Интеллектуальные маттоиды, это, по мнению Раджи, те неудержимые болтуны, которые, раз заговорив, уже не могут остановить потока своего красноречия, даже если бы и желали этого. Находясь под влиянием какого-то лихорадочного умственного возбуждения, они говорят без логической связи и нередко приходят к выводам, совершенно противоположным тому, что они хотели доказать. Иногда у них появляются чрезвычайно странные фантазии: например, сосчитать камешки на мостовой, половицы в комнате или пристально смотреть на кончик сапога. Рассеяны они до такой степени, что по нескольку раз пишут об одном и том же тому же человеку, не замечают смены дня и ночи; иногда, напротив, у них бывает необыкновенно развита память, так что они запоминают целые страницы из прочитанного, или же хорошо помнят только числа, иностранные слова, но забывают черты лица даже своих друзей. Некоторые отличаются живостью воображения, вследствие чего доходят до разных абсурдов, делают категорические заключения от общего к частному и т. д.
Такие субъекты очень мало отличаются от душевнобольных, страдающих горделивым помешательством и пр., и часто становятся таковыми при первом же поводе.

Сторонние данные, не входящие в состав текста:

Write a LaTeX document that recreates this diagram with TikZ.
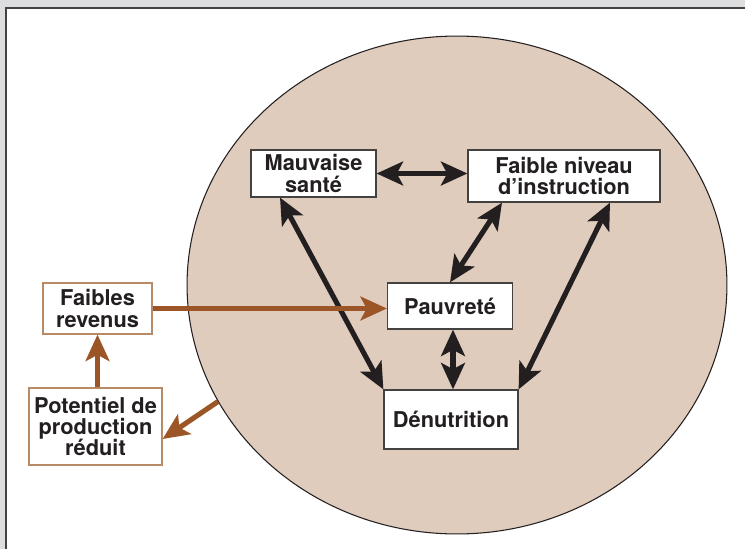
\documentclass[tikz,border=0pt]{standalone}
\usepackage{fontspec}
\setmainfont{TeX Gyre Heros}
\usetikzlibrary{arrows.meta,shapes.geometric}
\definecolor{brun}{HTML}{9C5527}
\definecolor{beige}{HTML}{DFCCBC}
\definecolor{gris}{HTML}{DCDDDF}
\definecolor{encre}{HTML}{231F20}
\definecolor{bordbrun}{HTML}{B98A66}
\tikzset{
    EL/.style ={ellipse, minimum width = 10.8cm, minimum height = 9.96cm, inner sep=0pt, draw=encre, fill=beige, line width=0.6pt},
    RA1/.style ={rectangle, draw=encre!85, fill=white, line width=0.7pt, align=center, inner sep=0pt, text=encre, font=\fontsize{12.4}{12.2}\selectfont\bfseries},
    RA2/.style ={RA1, draw=bordbrun},
    AR1/.style ={line width=2.9pt, encre, {Stealth[length=15pt,width=13.5pt,inset=3.5pt]}-{Stealth[length=15pt,width=13.5pt,inset=3.5pt]}},
    AR2/.style ={line width=2.9pt, brun, -{Stealth[length=15pt,width=13.5pt,inset=3.5pt]}}}

\begin{document}
\begin{tikzpicture}[x=0.02cm,y=-0.02cm]
        \useasboundingbox (0,0) rectangle (745,549);
        \fill[gris] (0,0) rectangle (745,549);
        \fill[white] (6,8) rectangle (745,549);
        \draw[line width=1.2pt,encre!85] (6,549) -- (6,8) -- (745,8);
        \node[EL] (0) at(457,285){};
        \node[RA1,minimum width=2.5cm,minimum height=0.94cm] (1) at(313.5,173.5){Mauvaise\\sant\'e};
        \node[RA1,minimum width=3.84cm,minimum height=1.04cm] (2) at(564,176){Faible niveau\\d'instruction};
        \node[RA1,minimum width=2.5cm,minimum height=0.92cm] (3) at(450,306){Pauvret\'e};
        \node[RA1,minimum width=2.68cm,minimum height=1.18cm] (4) at(451,419.5){D\'enutrition};
        \node[RA2,minimum width=2.18cm,minimum height=1.02cm] (5) at(97.5,308.5){Faibles\\revenus};
        \node[RA2,minimum width=2.66cm,minimum height=1.54cm] (6) at(95.5,426.5){Potentiel de\\production\\r\'eduit};
        \draw[AR1] (1.east) -- (1.east -| 2.west);
        \draw[AR1] ([xshift=-0.67cm]1.south) -- (4.north west);
        \draw[AR1] ([xshift=-1.24cm]2.south) -- (3.north);
        \draw[AR1] ([xshift=0.92cm]2.south) -- (4.north east);
        \draw[AR1] ([xshift=0.06cm]3.south) -- ([xshift=0.06cm]3.south |- 4.north);
        \draw[AR2] (5.east) -- (5.east -| 3.west);
        \draw[AR2] (6.north -| 5.south) -- (5.south);
        \draw[AR2] (0.206) -- ([yshift=-0.25cm]6.east);
    \end{tikzpicture}
\end{document}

Раджи, у которого я многое заимствую по данному вопросу, находит между ними лишь ту разницу, что у большинства маттоидов умственное расстройство не сопровождается аффектами и что они более способны сдерживаться в своих поступках. Со своей стороны я добавлю, что ненормальность их бывает врожденная и неизлечимая – к ним же я отношу и лиц, страдающих неврозом, – и что они обладают только болезненными свойствами гениальных людей, преимущественно эксцентричностью, не имея, однако, ни критического взгляда, ни творческих способностей. Морель, Легран Ле Соль и Шюле приписывают таким маттоидам еще и различные физические ненормальности – особенно в строении ушной раковины (всегда плоской), языка, черепа и половых органов, – но я находил у них эти признаки лишь в виде исключения.
Разновидность того же типа, соединяющую интеллектуального маттоида с моральным или аффективным, представляют графоманы и кляузники, которым я считаю нужным уделить больше внимания, не только вследствие аналогии и контрастов между ними и гениальными людьми, но и потому еще, что события последнего времени доказали мне, какое значение они приобретают в социальной и политической жизни народа, тем более что деятельность их, всегда вредная, прикрывается вначале псевдолитературными стремлениями. Поэтому на них следует обратить внимание не с одной только медицинской или литературной точки зрения.
У маттоида-графомана в большинстве случаев череп бывает нормальный, детей обычно нет, но сам он нередко происходит от гениального предка: так, Квестер был братом ученого Адольфа Квестера, Мартин Вильям – брат Джонатана, знаменитого живописца, Флуран, коммунар, – сын знаменитого физиолога, Спандри – сын известного астронома и пр. Отличительная особенность подобного субъекта – его преувеличенное мнение о себе, о своих достоинствах и вместе с тем свойственная ему в исключительной степени способность высказывать свои убеждения больше на бумаге, чем на словах или на деле, не возмущаясь нисколько теми невзгодами и противоречиями, которые на каждом шагу встречаются в практической жизни и обыкновенно не дают покоя как гениальным людям, так и сумасшедшим.
Чианкеттини приравнивал себя к Галилею, даже к самому Христу, и в то же время подметал лестницы в казарме.
Пассананте, называвший себя президентом политического общества, работал поваром. Манжионе, считающий себя гением и мучеником ради блага Италии, исполняет обязанности маклера. Кессон выдает себя за кардинала, а между тем живет как паразит, разыгрывая роль сумасшедшего и получая обильные подаяния. Пастор Блюэ, присвоивший себе звание апостола и титул графа Пермиссион, был такого высокого мнения о себе как об авторе «Скоттатиндже», что удостаивал своим вниманием только царствующих особ и в то же время не отказывался заниматься укрощением лошадей. Стюарт, автор нелепого сочинения «Новая система физической философии», исходивший весь свет с целью отыскать «полярность истины», воображал, что все короли земного шара сговорились уничтожить его произведение, и потому раздавал экземпляры своим друзьям с просьбой спрятать их как можно тщательнее и не открывать этой тайны иначе, как на смертном одре.